REQUIRED TASK: Pick out every line with the word "this" and copy it.

RECORDED INFORMATION:
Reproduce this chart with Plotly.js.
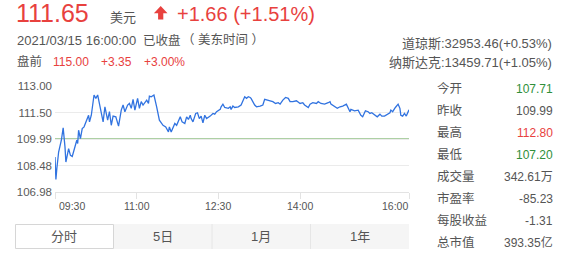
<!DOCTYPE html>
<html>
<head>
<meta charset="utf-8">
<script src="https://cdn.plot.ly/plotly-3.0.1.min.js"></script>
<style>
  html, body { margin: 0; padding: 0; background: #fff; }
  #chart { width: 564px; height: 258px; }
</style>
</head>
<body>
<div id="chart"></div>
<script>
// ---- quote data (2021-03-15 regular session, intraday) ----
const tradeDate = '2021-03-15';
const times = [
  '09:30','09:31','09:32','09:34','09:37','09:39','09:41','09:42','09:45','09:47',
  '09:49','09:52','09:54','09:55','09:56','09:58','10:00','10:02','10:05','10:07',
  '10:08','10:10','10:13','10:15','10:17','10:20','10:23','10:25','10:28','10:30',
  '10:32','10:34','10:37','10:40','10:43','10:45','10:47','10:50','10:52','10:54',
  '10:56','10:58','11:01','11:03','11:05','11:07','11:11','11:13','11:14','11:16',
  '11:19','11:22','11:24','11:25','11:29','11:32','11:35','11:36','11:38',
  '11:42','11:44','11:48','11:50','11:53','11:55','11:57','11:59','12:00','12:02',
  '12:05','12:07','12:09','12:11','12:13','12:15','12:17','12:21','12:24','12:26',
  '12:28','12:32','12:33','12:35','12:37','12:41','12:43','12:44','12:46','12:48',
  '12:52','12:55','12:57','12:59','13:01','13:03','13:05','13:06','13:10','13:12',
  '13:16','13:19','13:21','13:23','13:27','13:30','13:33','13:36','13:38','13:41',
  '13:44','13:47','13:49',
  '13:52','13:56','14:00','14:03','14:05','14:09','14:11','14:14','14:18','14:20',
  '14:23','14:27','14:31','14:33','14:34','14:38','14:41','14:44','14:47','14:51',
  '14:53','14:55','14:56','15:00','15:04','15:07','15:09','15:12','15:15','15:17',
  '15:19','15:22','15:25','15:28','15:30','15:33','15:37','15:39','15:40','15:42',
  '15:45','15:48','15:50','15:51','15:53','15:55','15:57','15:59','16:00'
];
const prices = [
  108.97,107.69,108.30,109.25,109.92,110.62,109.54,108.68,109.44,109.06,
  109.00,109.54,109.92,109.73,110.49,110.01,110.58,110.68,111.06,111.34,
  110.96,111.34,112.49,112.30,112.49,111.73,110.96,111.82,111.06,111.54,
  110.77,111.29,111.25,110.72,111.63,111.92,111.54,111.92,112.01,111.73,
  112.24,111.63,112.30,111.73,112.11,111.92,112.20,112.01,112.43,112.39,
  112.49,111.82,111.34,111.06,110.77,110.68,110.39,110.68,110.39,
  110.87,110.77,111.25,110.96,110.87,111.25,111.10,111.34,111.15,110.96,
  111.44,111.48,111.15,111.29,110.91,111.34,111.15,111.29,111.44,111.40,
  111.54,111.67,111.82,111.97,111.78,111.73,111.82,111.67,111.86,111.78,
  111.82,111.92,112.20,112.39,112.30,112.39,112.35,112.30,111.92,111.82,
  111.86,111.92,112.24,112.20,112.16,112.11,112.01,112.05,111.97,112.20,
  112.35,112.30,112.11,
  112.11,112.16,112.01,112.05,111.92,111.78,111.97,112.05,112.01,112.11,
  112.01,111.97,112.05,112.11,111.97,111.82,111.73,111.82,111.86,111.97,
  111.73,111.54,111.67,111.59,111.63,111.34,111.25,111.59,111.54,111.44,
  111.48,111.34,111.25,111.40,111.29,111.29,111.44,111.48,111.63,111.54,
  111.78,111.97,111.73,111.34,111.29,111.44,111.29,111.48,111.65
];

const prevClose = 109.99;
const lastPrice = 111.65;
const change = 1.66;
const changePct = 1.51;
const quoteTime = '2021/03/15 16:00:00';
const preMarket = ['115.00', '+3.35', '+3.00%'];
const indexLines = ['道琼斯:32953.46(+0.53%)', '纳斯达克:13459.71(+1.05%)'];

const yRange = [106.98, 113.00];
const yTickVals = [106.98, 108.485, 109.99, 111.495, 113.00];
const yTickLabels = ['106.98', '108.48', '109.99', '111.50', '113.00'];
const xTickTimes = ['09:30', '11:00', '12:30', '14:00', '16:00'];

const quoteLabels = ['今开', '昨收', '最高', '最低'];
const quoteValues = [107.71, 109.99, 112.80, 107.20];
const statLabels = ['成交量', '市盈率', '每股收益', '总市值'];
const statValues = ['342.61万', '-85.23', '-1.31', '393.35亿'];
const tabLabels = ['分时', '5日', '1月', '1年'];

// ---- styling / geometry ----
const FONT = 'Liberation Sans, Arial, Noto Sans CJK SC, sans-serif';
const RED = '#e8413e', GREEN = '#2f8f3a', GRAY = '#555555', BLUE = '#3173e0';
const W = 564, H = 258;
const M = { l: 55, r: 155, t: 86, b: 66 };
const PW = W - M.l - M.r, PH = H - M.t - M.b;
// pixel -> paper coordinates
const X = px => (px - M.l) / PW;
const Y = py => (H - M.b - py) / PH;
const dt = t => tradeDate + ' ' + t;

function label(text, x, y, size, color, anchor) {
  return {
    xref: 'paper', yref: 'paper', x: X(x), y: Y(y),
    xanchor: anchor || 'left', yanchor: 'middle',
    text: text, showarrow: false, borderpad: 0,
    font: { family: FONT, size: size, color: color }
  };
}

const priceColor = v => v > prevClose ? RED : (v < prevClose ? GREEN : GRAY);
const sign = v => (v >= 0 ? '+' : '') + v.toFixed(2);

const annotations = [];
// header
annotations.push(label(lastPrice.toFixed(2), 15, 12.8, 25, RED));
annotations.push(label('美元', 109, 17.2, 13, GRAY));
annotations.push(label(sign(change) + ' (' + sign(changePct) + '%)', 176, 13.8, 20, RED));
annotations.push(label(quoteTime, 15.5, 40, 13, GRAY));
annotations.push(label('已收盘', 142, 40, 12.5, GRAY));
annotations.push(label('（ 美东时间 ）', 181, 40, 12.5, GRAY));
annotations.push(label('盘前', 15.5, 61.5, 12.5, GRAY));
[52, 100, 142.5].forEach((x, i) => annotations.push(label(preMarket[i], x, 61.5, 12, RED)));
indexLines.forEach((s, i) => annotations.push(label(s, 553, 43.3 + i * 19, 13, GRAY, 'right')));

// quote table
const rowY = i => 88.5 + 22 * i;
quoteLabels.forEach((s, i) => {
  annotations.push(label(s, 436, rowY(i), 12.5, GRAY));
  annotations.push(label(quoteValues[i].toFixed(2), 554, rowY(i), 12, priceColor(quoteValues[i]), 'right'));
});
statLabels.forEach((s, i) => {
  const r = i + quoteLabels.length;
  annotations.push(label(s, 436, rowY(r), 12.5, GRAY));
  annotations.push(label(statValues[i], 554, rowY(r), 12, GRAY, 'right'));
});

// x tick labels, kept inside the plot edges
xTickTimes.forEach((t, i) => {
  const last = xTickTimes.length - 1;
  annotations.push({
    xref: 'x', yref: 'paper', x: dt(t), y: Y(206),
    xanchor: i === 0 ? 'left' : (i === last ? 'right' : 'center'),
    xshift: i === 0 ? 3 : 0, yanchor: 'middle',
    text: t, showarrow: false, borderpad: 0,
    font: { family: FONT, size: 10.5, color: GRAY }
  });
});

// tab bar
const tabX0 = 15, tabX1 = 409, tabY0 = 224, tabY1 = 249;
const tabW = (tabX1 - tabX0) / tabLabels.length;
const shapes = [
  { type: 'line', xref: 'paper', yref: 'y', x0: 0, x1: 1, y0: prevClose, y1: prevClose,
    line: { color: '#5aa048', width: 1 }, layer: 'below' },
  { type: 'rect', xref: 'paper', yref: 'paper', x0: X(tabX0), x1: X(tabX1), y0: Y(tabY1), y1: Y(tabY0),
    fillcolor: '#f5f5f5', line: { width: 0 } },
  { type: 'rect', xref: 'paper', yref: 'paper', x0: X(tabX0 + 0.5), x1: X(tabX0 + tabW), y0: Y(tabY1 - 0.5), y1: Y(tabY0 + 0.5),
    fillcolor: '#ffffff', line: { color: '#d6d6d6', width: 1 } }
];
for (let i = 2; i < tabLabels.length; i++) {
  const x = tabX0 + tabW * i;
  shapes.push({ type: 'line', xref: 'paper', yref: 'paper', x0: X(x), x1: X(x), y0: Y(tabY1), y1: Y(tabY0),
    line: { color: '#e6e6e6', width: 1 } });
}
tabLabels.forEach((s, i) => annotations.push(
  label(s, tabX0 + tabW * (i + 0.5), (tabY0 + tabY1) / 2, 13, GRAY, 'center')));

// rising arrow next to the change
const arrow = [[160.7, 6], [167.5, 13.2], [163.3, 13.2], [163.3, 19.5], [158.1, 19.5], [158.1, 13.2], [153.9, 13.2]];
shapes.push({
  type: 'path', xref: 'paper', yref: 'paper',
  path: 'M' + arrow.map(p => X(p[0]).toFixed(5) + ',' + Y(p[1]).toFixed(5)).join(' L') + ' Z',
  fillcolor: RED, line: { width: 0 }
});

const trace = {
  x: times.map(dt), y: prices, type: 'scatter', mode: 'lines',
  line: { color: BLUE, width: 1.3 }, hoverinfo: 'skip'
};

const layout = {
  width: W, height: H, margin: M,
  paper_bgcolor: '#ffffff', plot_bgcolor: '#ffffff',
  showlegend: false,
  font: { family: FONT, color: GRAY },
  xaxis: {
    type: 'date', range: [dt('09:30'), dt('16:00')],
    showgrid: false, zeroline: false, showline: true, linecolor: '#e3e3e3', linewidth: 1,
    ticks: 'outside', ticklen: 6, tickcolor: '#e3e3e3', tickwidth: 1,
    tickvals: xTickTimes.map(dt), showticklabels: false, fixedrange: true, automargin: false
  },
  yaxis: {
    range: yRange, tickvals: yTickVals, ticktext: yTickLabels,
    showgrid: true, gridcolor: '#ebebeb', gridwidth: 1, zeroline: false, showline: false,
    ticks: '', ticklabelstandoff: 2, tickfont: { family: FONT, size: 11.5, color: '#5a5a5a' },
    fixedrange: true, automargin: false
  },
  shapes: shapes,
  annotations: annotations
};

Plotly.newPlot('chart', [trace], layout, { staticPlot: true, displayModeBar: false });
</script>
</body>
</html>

--

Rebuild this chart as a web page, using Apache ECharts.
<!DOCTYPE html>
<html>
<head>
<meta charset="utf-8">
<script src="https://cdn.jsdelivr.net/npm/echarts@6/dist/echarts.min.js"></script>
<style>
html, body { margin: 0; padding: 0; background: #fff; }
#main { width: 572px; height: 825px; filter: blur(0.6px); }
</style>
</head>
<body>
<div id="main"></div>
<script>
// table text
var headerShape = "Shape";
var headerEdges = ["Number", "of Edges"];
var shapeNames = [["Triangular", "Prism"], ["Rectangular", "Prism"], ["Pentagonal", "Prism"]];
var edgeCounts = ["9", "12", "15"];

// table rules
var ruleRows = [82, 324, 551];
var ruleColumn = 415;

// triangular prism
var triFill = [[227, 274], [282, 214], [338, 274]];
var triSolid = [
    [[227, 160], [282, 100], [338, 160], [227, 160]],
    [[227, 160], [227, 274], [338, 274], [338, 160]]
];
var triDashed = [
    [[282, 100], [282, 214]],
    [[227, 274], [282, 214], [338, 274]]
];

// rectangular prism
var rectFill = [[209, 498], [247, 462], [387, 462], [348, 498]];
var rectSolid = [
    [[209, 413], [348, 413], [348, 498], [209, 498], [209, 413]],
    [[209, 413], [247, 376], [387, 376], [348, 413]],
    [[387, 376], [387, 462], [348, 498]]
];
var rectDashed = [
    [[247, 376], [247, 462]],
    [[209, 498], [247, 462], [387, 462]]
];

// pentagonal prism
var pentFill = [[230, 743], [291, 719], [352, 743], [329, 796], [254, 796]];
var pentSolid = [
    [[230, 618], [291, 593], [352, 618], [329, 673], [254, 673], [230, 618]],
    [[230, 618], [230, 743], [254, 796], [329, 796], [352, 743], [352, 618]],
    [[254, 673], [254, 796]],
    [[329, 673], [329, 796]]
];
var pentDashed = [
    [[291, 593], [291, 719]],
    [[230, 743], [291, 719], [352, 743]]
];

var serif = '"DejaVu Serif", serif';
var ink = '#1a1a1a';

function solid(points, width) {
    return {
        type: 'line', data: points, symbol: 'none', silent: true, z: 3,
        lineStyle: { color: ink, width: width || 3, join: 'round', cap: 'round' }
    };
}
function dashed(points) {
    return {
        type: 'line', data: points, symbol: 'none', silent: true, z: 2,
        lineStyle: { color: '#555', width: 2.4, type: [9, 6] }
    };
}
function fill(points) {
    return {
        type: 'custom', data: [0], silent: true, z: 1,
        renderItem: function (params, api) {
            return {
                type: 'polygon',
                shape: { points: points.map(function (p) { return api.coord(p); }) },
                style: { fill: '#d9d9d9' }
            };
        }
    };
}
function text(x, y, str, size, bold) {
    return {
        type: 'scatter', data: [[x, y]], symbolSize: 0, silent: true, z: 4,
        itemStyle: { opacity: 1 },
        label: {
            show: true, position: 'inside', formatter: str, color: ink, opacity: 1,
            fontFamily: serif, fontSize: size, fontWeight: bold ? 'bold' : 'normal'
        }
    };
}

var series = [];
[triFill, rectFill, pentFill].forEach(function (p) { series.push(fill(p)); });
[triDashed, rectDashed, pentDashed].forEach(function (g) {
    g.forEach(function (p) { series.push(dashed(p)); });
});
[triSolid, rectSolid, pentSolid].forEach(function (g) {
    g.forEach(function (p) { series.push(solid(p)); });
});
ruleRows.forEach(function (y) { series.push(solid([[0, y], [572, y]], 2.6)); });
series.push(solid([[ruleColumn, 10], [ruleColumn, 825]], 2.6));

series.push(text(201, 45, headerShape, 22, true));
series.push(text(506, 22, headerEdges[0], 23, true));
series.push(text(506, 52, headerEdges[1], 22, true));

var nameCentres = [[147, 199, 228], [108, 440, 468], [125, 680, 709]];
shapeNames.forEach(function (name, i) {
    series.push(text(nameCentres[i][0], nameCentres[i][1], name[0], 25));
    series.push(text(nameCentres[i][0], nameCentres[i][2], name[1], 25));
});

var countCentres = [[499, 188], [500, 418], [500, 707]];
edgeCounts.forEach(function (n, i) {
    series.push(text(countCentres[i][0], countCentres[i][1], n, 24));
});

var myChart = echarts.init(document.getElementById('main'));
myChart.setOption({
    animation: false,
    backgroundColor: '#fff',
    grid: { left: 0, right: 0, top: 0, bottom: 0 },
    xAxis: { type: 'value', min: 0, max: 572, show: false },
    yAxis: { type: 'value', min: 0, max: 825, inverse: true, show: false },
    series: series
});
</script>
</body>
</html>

EXERCISE RESULT:
Reproduce this chart with Plotly.js.
Rebuild this chart as a web page, using Apache ECharts.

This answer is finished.